### Problem description
Repeat, exactly as written, every line from the one holding "Reproduce this chart" through the one holding "import seaborn as sns". Leave out all other lines.

### Extracted material
— BEGIN —
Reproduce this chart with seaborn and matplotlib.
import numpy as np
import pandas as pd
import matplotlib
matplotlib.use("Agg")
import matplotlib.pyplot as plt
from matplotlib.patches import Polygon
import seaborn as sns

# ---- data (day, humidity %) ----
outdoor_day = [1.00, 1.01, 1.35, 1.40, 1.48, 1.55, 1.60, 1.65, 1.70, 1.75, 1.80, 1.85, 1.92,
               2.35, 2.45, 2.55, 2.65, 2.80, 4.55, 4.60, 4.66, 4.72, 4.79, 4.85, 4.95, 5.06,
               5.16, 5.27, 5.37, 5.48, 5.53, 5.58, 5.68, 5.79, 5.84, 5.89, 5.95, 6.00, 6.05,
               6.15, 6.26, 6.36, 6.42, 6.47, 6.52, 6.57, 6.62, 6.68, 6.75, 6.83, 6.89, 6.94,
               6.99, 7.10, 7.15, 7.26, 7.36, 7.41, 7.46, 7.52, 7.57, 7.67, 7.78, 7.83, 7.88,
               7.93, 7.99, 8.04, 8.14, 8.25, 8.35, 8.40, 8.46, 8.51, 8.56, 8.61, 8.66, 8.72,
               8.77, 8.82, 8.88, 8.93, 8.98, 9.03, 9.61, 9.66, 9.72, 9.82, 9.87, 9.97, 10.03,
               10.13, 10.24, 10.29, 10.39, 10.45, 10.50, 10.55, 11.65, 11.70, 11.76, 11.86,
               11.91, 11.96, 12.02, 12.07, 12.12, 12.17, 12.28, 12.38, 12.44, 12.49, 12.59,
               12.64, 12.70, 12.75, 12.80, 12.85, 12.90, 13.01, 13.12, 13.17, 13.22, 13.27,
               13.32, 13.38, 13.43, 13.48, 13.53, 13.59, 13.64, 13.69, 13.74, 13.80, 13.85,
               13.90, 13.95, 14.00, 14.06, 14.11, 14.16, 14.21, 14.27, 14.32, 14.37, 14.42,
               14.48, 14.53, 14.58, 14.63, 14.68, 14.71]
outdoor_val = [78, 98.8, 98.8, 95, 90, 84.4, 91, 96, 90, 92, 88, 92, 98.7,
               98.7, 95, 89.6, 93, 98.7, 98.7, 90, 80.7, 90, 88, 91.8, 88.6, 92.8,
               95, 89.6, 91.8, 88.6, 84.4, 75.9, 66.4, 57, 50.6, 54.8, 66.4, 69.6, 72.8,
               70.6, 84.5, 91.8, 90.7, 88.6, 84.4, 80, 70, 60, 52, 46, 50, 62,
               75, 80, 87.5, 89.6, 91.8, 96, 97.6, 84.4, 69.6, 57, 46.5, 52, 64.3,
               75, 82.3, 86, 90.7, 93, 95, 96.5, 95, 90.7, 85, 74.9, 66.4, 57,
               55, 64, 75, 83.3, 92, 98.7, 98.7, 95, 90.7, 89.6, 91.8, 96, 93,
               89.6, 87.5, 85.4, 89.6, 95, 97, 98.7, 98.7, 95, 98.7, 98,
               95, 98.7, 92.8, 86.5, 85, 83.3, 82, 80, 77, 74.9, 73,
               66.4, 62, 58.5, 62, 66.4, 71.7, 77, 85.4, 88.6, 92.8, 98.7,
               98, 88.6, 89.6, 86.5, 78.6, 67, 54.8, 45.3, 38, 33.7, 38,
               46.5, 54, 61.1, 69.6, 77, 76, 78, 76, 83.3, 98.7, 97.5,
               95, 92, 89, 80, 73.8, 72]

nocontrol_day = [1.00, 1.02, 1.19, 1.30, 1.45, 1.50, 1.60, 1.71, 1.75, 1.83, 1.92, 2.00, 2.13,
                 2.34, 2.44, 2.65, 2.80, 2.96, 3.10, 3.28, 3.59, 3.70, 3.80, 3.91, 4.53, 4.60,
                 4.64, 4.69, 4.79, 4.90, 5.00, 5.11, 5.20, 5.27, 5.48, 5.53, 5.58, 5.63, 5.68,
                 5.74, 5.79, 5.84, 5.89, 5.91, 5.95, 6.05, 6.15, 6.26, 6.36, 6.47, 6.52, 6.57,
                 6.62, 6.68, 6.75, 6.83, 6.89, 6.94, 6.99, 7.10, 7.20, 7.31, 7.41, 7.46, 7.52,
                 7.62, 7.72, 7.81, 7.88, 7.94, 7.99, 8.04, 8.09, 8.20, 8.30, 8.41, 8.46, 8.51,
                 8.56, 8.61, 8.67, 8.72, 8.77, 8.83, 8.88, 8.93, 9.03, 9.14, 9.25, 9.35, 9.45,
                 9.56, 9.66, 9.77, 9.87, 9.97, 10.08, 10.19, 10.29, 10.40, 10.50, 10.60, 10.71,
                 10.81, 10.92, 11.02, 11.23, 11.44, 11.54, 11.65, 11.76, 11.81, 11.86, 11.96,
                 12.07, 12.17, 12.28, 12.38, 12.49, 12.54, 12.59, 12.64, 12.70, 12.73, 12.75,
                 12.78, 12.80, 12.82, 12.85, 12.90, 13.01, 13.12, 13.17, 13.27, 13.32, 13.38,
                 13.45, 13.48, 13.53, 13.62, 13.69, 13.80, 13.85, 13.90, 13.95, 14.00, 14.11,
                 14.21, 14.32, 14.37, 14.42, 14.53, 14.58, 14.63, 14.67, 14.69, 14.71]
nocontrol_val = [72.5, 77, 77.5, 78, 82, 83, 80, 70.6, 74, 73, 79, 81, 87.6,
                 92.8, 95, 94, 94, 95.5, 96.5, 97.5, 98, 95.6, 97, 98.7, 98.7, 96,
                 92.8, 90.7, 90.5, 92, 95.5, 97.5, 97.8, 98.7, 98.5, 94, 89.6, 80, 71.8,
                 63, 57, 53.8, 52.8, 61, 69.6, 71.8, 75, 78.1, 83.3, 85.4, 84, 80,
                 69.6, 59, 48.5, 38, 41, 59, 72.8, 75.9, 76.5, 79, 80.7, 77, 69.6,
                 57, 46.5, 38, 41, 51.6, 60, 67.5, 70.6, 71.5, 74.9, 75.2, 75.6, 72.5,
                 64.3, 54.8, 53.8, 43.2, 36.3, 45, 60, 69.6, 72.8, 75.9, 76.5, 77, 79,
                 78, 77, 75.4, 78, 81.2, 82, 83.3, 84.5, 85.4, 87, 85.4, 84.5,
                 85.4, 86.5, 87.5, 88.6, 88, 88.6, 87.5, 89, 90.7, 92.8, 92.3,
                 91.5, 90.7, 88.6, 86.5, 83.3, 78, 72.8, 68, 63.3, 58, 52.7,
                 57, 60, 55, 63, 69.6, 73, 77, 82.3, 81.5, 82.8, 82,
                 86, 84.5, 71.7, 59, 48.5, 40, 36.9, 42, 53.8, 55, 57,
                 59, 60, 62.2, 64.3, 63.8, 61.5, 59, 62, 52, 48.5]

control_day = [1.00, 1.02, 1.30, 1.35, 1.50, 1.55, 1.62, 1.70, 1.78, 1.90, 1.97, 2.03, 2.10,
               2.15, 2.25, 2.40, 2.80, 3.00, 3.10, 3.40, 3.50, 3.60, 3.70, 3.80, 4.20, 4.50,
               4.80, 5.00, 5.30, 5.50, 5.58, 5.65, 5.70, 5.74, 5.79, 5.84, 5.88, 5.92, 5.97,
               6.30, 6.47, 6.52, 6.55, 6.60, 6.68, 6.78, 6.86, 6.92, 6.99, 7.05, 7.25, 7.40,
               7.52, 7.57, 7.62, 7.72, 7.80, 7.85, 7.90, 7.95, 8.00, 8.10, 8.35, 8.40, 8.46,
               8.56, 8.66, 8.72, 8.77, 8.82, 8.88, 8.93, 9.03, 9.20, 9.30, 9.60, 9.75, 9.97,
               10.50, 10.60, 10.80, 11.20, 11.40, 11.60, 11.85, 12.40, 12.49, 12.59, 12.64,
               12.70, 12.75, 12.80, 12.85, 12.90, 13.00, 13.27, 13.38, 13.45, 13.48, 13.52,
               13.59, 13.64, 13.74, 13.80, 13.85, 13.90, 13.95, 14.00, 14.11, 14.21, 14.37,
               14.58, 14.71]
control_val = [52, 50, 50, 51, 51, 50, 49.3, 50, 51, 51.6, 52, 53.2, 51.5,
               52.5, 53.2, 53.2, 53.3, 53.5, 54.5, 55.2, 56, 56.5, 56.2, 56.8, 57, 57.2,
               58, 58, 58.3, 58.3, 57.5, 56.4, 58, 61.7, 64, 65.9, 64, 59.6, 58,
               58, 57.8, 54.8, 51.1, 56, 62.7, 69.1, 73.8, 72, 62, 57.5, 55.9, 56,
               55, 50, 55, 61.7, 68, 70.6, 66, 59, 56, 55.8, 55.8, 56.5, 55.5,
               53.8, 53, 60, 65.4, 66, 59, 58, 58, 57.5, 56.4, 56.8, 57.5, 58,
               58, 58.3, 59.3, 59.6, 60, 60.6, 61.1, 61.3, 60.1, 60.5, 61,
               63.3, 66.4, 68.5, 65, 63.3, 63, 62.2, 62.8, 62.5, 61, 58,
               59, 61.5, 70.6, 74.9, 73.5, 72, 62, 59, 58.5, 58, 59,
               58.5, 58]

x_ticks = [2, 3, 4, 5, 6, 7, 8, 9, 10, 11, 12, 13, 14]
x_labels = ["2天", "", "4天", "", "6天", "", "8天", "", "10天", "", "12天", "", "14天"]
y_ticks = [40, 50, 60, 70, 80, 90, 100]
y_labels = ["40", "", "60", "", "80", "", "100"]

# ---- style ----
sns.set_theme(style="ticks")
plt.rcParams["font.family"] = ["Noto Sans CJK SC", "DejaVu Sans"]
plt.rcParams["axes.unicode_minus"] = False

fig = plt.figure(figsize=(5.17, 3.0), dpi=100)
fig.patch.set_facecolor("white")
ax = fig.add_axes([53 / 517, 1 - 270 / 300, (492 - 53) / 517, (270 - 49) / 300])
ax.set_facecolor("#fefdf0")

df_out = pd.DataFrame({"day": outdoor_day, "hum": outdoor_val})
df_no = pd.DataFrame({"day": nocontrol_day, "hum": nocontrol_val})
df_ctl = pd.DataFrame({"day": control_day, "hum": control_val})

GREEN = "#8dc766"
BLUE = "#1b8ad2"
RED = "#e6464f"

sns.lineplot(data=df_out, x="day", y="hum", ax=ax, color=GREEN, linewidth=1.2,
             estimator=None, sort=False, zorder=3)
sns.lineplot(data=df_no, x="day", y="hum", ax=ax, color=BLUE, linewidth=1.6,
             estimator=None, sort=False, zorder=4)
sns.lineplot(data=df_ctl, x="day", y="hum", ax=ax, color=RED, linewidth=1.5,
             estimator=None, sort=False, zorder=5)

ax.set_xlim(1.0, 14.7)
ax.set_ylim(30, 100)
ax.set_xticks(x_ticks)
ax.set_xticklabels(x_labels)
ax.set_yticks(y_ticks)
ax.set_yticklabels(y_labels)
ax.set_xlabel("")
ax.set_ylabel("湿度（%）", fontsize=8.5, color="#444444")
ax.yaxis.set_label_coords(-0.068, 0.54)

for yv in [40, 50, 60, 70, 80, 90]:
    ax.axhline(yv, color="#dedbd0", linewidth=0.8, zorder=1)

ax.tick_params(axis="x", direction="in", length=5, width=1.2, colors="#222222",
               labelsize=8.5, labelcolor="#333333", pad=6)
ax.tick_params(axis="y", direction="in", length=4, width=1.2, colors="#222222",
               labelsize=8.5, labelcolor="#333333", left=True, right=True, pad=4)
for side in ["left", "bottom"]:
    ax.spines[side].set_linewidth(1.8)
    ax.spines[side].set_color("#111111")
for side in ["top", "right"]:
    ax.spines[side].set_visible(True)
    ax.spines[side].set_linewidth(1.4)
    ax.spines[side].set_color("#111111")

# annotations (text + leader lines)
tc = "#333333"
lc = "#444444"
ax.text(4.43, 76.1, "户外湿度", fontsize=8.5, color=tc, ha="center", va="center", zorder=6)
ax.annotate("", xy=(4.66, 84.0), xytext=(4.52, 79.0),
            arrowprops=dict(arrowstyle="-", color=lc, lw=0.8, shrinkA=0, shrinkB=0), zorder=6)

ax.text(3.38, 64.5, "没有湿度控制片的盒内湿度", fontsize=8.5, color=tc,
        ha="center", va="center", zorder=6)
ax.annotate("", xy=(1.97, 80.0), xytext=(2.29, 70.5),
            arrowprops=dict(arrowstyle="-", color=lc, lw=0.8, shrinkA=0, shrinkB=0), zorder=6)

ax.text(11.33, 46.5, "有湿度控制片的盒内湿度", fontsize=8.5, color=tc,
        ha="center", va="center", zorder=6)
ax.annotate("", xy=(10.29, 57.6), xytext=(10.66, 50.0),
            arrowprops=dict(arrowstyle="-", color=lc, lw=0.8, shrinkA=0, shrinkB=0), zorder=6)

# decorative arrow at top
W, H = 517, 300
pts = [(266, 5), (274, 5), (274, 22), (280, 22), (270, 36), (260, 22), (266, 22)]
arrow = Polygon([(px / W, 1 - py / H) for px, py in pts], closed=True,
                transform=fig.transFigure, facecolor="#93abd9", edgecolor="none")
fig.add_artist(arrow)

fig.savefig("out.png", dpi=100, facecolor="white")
— END —
— BEGIN —
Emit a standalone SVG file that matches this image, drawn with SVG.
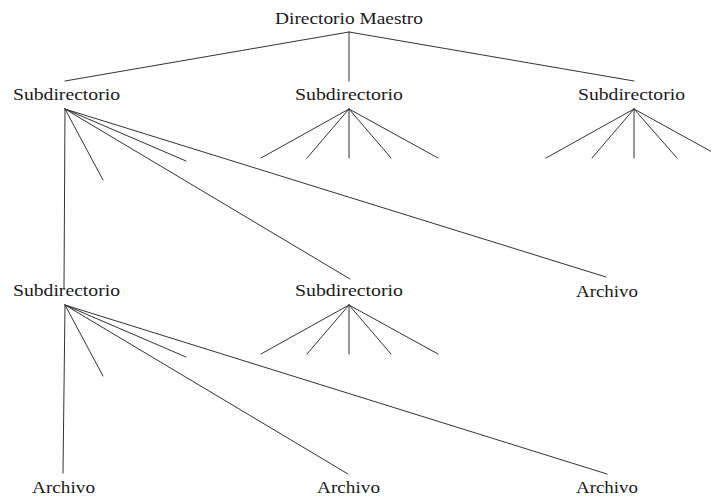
— END —
### Solution to this task
Reproduce this chart with seaborn and matplotlib.
import numpy as np
import pandas as pd
import matplotlib
matplotlib.use("Agg")
import matplotlib.pyplot as plt
from matplotlib.patches import Polygon
import seaborn as sns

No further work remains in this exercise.